2021
_NATURE ENVIRONMENT Air Quality

_Purely a Myth

The notion that potted plants can improve air quality in homes and offices simply doesn’t hold up outside of the lab.

_Michael Waring

Waring is professor and department head for the Department of Civil, Architectural and Environmental Engineering in the College of Engineering.

Potted plants are lovely, but claims about their ability to purify indoor air are vastly overstated, according to research from Drexel’s College of Engineering.

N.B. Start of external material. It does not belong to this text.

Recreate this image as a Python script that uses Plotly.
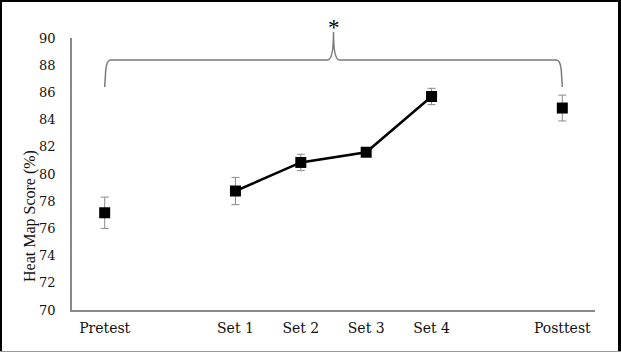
import plotly.graph_objects as go

# ---- data ----
categories = ["Pretest", "Set 1", "Set 2", "Set 3", "Set 4", "Posttest"]
scores = [77.15, 78.75, 80.85, 81.6, 85.7, 84.85]
errors = [1.15, 1.0, 0.6, 0.3, 0.6, 0.95]
line_cats = ["Set 1", "Set 2", "Set 3", "Set 4"]
axis_order = ["Pretest", " ", "Set 1", "Set 2", "Set 3", "Set 4", "  ", "Posttest"]
y_ticks = list(range(70, 91, 2))
y_title = "Heat Map Score (%)"

W, H = 621, 352
ML, MR, MT, MB = 72, 26, 38, 42
PW, PH = W - ML - MR, H - MT - MB

line_y = [scores[categories.index(c)] for c in line_cats]

fig = go.Figure()
fig.add_trace(go.Scatter(x=line_cats, y=line_y, mode="lines",
                         line=dict(color="black", width=2.5),
                         showlegend=False, hoverinfo="skip"))
fig.add_trace(go.Scatter(x=categories, y=scores, mode="markers",
                         marker=dict(symbol="square", size=11, color="black"),
                         error_y=dict(type="data", array=errors, color="#8a8a8a",
                                      thickness=1, width=4),
                         showlegend=False))

def px_x(px):
    return (px - ML) / PW

def px_y(py):
    return (MT + PH - py) / PH

def cat_x(name):
    i = axis_order.index(name)
    return (i + 0.5) / len(axis_order)

# bracket (paper coordinates)
xl = cat_x("Pretest")
xr = cat_x("Posttest")
xc = (xl + xr) / 2
yb = px_y(87)
ym = px_y(70)
yh = px_y(60)
yt = px_y(32)
dx = 6 / PW
dc = 6 / PW
path = (f"M {xl},{yb} L {xl + 0.002},{ym} Q {xl + 0.004},{yh} {xl + dx},{yh} "
        f"L {xc - dc},{yh} Q {xc},{yh} {xc},{yt} Q {xc},{yh} {xc + dc},{yh} "
        f"L {xr - dx},{yh} Q {xr - 0.004},{yh} {xr - 0.002},{ym} L {xr},{yb}")
shapes = [dict(type="path", xref="paper", yref="paper", path=path,
               line=dict(color="#7a7a7a", width=1.5))]

# black frame around image
def rect(x0, y0, x1, y1, color="black"):
    return dict(type="rect", xref="paper", yref="paper",
                x0=px_x(x0), x1=px_x(x1), y0=px_y(y1), y1=px_y(y0),
                fillcolor=color, line=dict(width=0), layer="above")

shapes += [rect(0, 0, 2, H), rect(0, 0, W, 2), rect(W - 3, 0, W, H),
           rect(0, H - 1, W, H, "#999999")]

fig.update_layout(
    width=W, height=H,
    margin=dict(l=ML, r=MR, t=MT, b=MB),
    paper_bgcolor="white", plot_bgcolor="white",
    shapes=shapes,
    annotations=[
        dict(text="*", xref="paper", yref="paper", x=xc, y=px_y(13),
             showarrow=False, xanchor="center", yanchor="top",
             font=dict(family="Liberation Serif", size=23, color="black")),
        dict(text=y_title, xref="paper", yref="paper", x=px_x(30), y=px_y(216),
             showarrow=False, xanchor="center", yanchor="middle", textangle=-90,
             font=dict(family="Liberation Serif", size=16, color="#111111")),
    ],
    xaxis=dict(type="category", categoryorder="array", categoryarray=axis_order,
               range=[-0.5, len(axis_order) - 0.5], showgrid=False, zeroline=False,
               showline=True, linecolor="#888888", linewidth=1.5, ticks="",
               ticklabelstandoff=4,
               tickfont=dict(family="DejaVu Serif", size=14, color="#111111")),
    yaxis=dict(range=[70, 90], tickvals=y_ticks, showgrid=False, zeroline=False,
               showline=True, linecolor="#888888", linewidth=1.5, ticks="",
               ticklabelstandoff=12,
               tickfont=dict(family="DejaVu Serif", size=13, color="#111111")),
)

fig.write_html("out.html")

Professor and Civil, Architectural and Environmental Engineering Department Head Michael Waring and a doctorate student reviewed a dozen studies, spanning 30 years of research, to draw their conclusion that natural indoor ventilation dilutes concentrations of volatile organic compounds much faster than plants can extract them from the air.

“This has been a common misconception for some time,” says Waring. “Plants are great, but they don’t actually clean indoor air quickly enough to have an effect on the air quality of your home or office.”

The origin of this myth seems to have stemmed from a NASA-funded study in 1989 which declared that plants could be used to remove cancer-causing chemicals from the air in space stations.

The problem with this experiment, and others like it, is that it was conducted in a sealed chamber in a lab with no natural or ventilated air exchange.

According to Waring and Cummings’s calculations, it would take between 10 and 1,000 plants per square meter of floor space to compete with the air cleaning capacity of a building’s air handling system or even just a couple open windows in a house.

“This is certainly an example of how scientific findings can be misleading or misinterpreted over time,” Waring says.